Aslında bu fotoğrafın hikayesini de şöyledir: Garın arka tarafında dolaşan Bresson, burada işçilerin inşaatta çalıştıklarını görür. İnsanların inşaat alanına geçmesini engellemek için tahta perdeler konulmuştur. Birkaç gündür yağan yağmur alanda göllenme yapmış, çalışanlar da ayakkabılarının su almaması için suya konan merdiven, tahta kalas benzeri cisimler üzerinden yürümeye gayret ediyorlardır. Orada bulunduğu sırada bir çalışanın merdivenin ucuna doğru geldiğini görür ve karşıya atlayacağını hissederek, elindeki Leica’yı tahta çitin arasından içeriye sokar. İşçi atladığında deklanşöre basmıştır. İşte “kritik an” budur!
Son söz
Bazıları tarafından “magazinsel” olarak yorumlansa da, çağımız fotoğrafçılığına ilham veren bir karakterin olgunlaşmasında, yaşadığı önemli dönüm noktalarının yeri yadsınamaz. Dönemin skandallarla anılan ismi Harry Crosby’nin bu genç delikanlıya neden bu kadar yakınlık göstermiş olduğu hala bir muammadır. Üstelik Crosby, Birinci Dünya Savaşı’nı da bir anlamda finanse etmiş olan J.P. Morgan’ın yakın akrabasıdır. Kendisinden 6 yaş büyük, evli, iki çocuklu bir kadınla birlikte olduktan sonra dedikodulardan uzaklaşmak adına Fransa’ya gelmeleri ve burada bir yayınevi kurmaya karar vermeleri ilginç bir tesadüftür. En önemlisi, Crosby’nin Henri’ye ilk fotoğraf makinesi olan Kodak Brownie’yi hediye etmesi ve onunla birlikte fotoğraf çekmeye başlamış olmasıdır.
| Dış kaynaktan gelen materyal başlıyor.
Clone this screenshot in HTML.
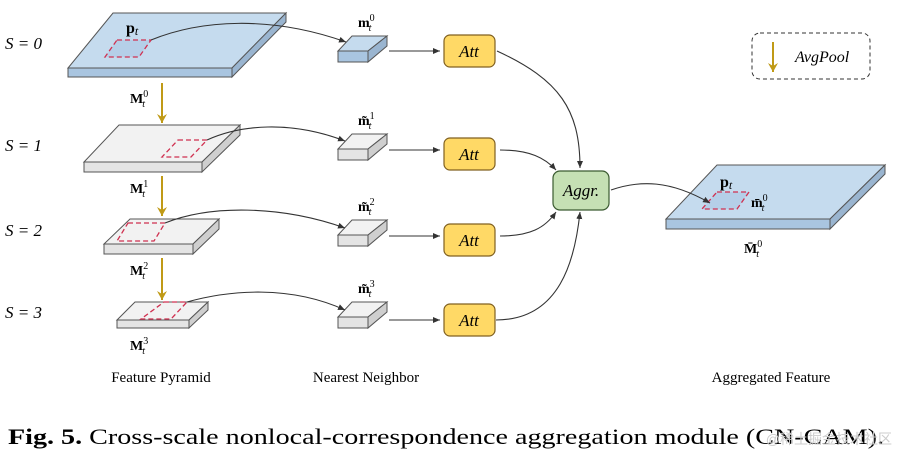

Henri Cartier-Bresson, iyi eğitim almış, entelektüel bir genç olmasına karşın, felsefi açıdan gelişimini biraz da Crosby’nin evinde karşılaştığı dönemin “aykırı” yazarlarına, sanatçılarına ve düşünürlerine borçludur. Dönemin cinsel özgürlük külliyatının önemli isimleri olan Henry Miller, Anais Nin ve Charles Bukowski, Crosby’lerin yayınevinde eserleri basılan yazarlardır. Öte yandan, o günlerde kendisinden 16 yaş büyük olan Caresse ile yaşamış olduğu aşk da bu olgunlaşma döneminin önemli adımlarındandır. Çünkü elinde bir fotoğraf makinesi ile Fildişi Sahili’ne gitmesinin nedenleri arasında yaşadığı aşk acısının yeri büyüktür.
Kaldı ki, Macar fotoğrafçı Martin Munkacsi, kendisine bir fotoğraf gösterdiğinde artık resimden uzaklaşıp fotoğraf çekmeye karar verir. Nitekim, ölümden döndüğü Afrika’da bir yıl boyunca çekmiş olduğu fotoğrafların birçoğunun tropik ortamdan etkilenip bozulması onu Leica’ya yönlendirir. Marsilya’da Leica satın aldıktan sonra sokaklarda bir fotoğrafçı olarak özgür olduğunu hisseder. Hatta “kritik an”ı da bu fotoğraf makinesiyle keşfeder…
Hayat yolculuğunda yaşadığımız küçük tesadüfler, karşılaşmalar, doğru zamanda doğru yerde olmanın bu akışı nasıl değiştirdiğine ve bir efsanenin yaratılmasına en iyi örneklerden biridir Henri Cartier-Bresson’un bu yaşadıkları…
Yaşadığımız aşklar, çılgınlıklar, acılar, dostluklarımız, kavgalarımız bizi oradan oraya sürüklerken bir yandan da olgunlaştırır.
Hepinize hayat yolculuğunuzda ışıklı ve bol fotoğraflı günler diliyorum.